Records to process -
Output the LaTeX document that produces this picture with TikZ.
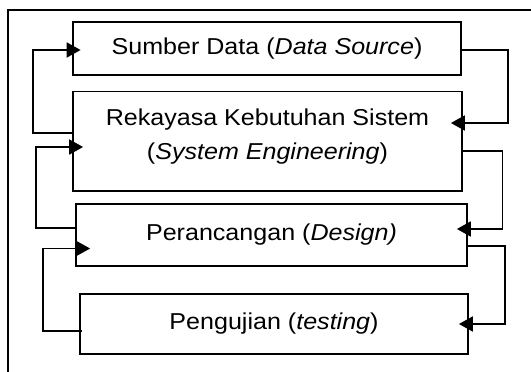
\documentclass[tikz,border=0pt]{standalone}
\usepackage{fontspec}
\newfontfamily\diagfont{Liberation Sans}[FakeStretch=1.09]
\usetikzlibrary{arrows.meta}
\begin{document}
\begin{tikzpicture}[x=1pt,y=-1pt,
  every node/.style={font=\diagfont\fontsize{23}{34}\selectfont},
  box/.style={draw,line width=1.7pt,rectangle,inner sep=0pt},
  conn/.style={line width=1.8pt,-{Triangle[length=14pt,width=15pt]}},
  frameline/.style={line width=1.6pt}]
\useasboundingbox (0,0) rectangle (531,372);
\draw[frameline] (8,372) -- (8,10) -- (531,10);
\node[box,minimum width=388pt,minimum height=53pt] (b1) at (267,48.5) {Sumber Data (\textit{Data Source})};
\node[box,minimum width=389pt,minimum height=99.5pt] (b2) at (267.5,141.25) {};
\node[inner sep=0pt,align=center,anchor=north] (t2) at (267.5,109) {Rekayasa Kebutuhan Sistem\\(\textit{System Engineering})};
\node[box,minimum width=391pt,minimum height=62pt] (b3) at (271.5,235) {Perancangan (\textit{Design)}};
\node[box,minimum width=388pt,minimum height=60pt] (b4) at (274,324) {Pengujian (\textit{testing})};
% left feedback arrows
\draw[conn,shorten >=-8.5pt] (b2.west |- 0,132.7) -- (33,132.7) -- (33,50) -- (b1.west |- 0,50);
\draw[conn,shorten >=-11pt] (b3.west |- 0,228) -- (36,228) -- (36,147) -- (b2.west |- 0,147);
\draw[conn,shorten >=-15pt] ([xshift=3pt]b4.west |- 0,331) -- (43,331) -- (43,248.5) -- (b3.west |- 0,248.5);
% right forward arrows
\draw[conn,shorten >=-12pt] (b1.east |- 0,50) -- (508,50) -- (508,123) -- (b2.east |- 0,123);
\draw[conn,shorten >=-11pt] (b2.east |- 0,151) -- (502.5,151) -- (502.5,229) -- (b3.east |- 0,229);
\draw[conn,shorten >=-10pt] (b3.east |- 0,246) -- (505,246) -- (505,324) -- (b4.east |- 0,324);
\end{tikzpicture}
\end{document}
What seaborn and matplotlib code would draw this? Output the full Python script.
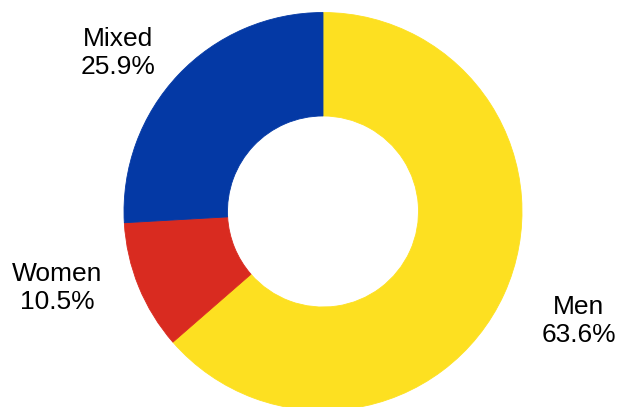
import matplotlib
matplotlib.use("Agg")
import matplotlib.pyplot as plt
import seaborn as sns

categories = ["Men", "Women", "Mixed"]
shares = [63.6, 10.5, 25.9]
colors = ["#FDE021", "#D92B20", "#0439A5"]

# label block centres, in pie-radius units
label_pos = [(1.286, -0.552), (-1.337, -0.386), (-1.030, 0.798)]

sns.set_theme(style="white")
plt.rcParams["font.family"] = ["Liberation Sans", "DejaVu Sans"]

fig = plt.figure(figsize=(6.17, 4.07), dpi=100)
ax = fig.add_axes([0, 0, 1, 1])

wedges, _ = ax.pie(
    shares,
    colors=colors,
    startangle=90,
    counterclock=False,
    radius=1.0,
    wedgeprops=dict(width=0.52, linewidth=0.6),
)
for w, c in zip(wedges, colors):
    w.set_edgecolor(c)

for name, val, (x, y) in zip(categories, shares, label_pos):
    ax.text(
        x, y, f"{name}\n{val:.1f}%",
        ha="center", va="center", multialignment="center",
        fontsize=19, color="black",
    )

# 1 unit = 199 px, pie centre at (323, 211.5) px from top-left
ax.set_aspect("auto")
ax.set_xlim(-323 / 199, (617 - 323) / 199)
ax.set_ylim(-(407 - 211.5) / 199, 211.5 / 199)
ax.axis("off")

fig.savefig("out.png", dpi=100)
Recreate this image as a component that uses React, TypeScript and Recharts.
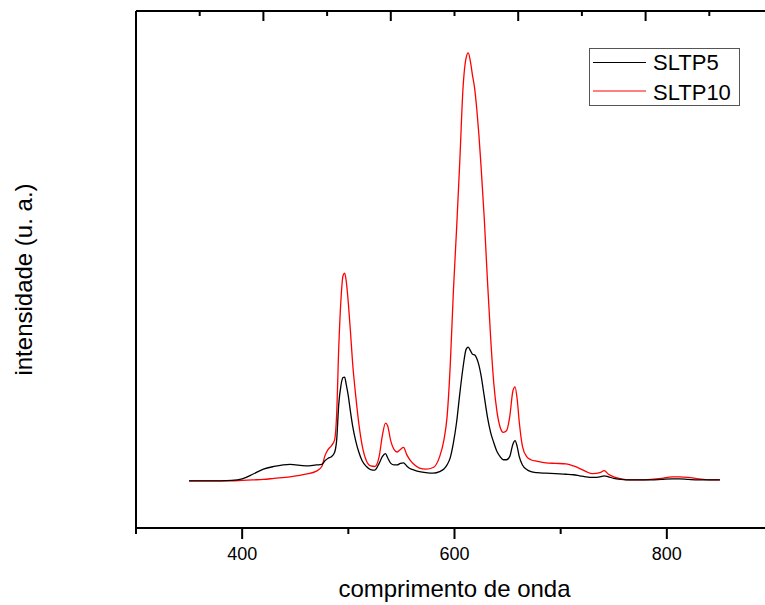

Goal -
Print all entries exactly. The images do not belong in the copy.

Exercise solution -
Output the LaTeX document that produces this picture with TikZ.
\documentclass[tikz,border=0pt]{standalone}
\usepackage{fontspec}
\newfontfamily\diagfont{Liberation Sans}[FakeStretch=1.09]
\usetikzlibrary{arrows.meta}
\begin{document}
\begin{tikzpicture}[x=1pt,y=-1pt,
  every node/.style={font=\diagfont\fontsize{23}{34}\selectfont},
  box/.style={draw,line width=1.7pt,rectangle,inner sep=0pt},
  conn/.style={line width=1.8pt,-{Triangle[length=14pt,width=15pt]}},
  frameline/.style={line width=1.6pt}]
\useasboundingbox (0,0) rectangle (531,372);
\draw[frameline] (8,372) -- (8,10) -- (531,10);
\node[box,minimum width=388pt,minimum height=53pt] (b1) at (267,48.5) {Sumber Data (\textit{Data Source})};
\node[box,minimum width=389pt,minimum height=99.5pt] (b2) at (267.5,141.25) {};
\node[inner sep=0pt,align=center,anchor=north] (t2) at (267.5,109) {Rekayasa Kebutuhan Sistem\\(\textit{System Engineering})};
\node[box,minimum width=391pt,minimum height=62pt] (b3) at (271.5,235) {Perancangan (\textit{Design)}};
\node[box,minimum width=388pt,minimum height=60pt] (b4) at (274,324) {Pengujian (\textit{testing})};
% left feedback arrows
\draw[conn,shorten >=-8.5pt] (b2.west |- 0,132.7) -- (33,132.7) -- (33,50) -- (b1.west |- 0,50);
\draw[conn,shorten >=-11pt] (b3.west |- 0,228) -- (36,228) -- (36,147) -- (b2.west |- 0,147);
\draw[conn,shorten >=-15pt] ([xshift=3pt]b4.west |- 0,331) -- (43,331) -- (43,248.5) -- (b3.west |- 0,248.5);
% right forward arrows
\draw[conn,shorten >=-12pt] (b1.east |- 0,50) -- (508,50) -- (508,123) -- (b2.east |- 0,123);
\draw[conn,shorten >=-11pt] (b2.east |- 0,151) -- (502.5,151) -- (502.5,229) -- (b3.east |- 0,229);
\draw[conn,shorten >=-10pt] (b3.east |- 0,246) -- (505,246) -- (505,324) -- (b4.east |- 0,324);
\end{tikzpicture}
\end{document}
What seaborn and matplotlib code would draw this? Output the full Python script.
import matplotlib
matplotlib.use("Agg")
import matplotlib.pyplot as plt
import seaborn as sns

categories = ["Men", "Women", "Mixed"]
shares = [63.6, 10.5, 25.9]
colors = ["#FDE021", "#D92B20", "#0439A5"]

# label block centres, in pie-radius units
label_pos = [(1.286, -0.552), (-1.337, -0.386), (-1.030, 0.798)]

sns.set_theme(style="white")
plt.rcParams["font.family"] = ["Liberation Sans", "DejaVu Sans"]

fig = plt.figure(figsize=(6.17, 4.07), dpi=100)
ax = fig.add_axes([0, 0, 1, 1])

wedges, _ = ax.pie(
    shares,
    colors=colors,
    startangle=90,
    counterclock=False,
    radius=1.0,
    wedgeprops=dict(width=0.52, linewidth=0.6),
)
for w, c in zip(wedges, colors):
    w.set_edgecolor(c)

for name, val, (x, y) in zip(categories, shares, label_pos):
    ax.text(
        x, y, f"{name}\n{val:.1f}%",
        ha="center", va="center", multialignment="center",
        fontsize=19, color="black",
    )

# 1 unit = 199 px, pie centre at (323, 211.5) px from top-left
ax.set_aspect("auto")
ax.set_xlim(-323 / 199, (617 - 323) / 199)
ax.set_ylim(-(407 - 211.5) / 199, 211.5 / 199)
ax.axis("off")

fig.savefig("out.png", dpi=100)
Recreate this image as a component that uses React, TypeScript and Recharts.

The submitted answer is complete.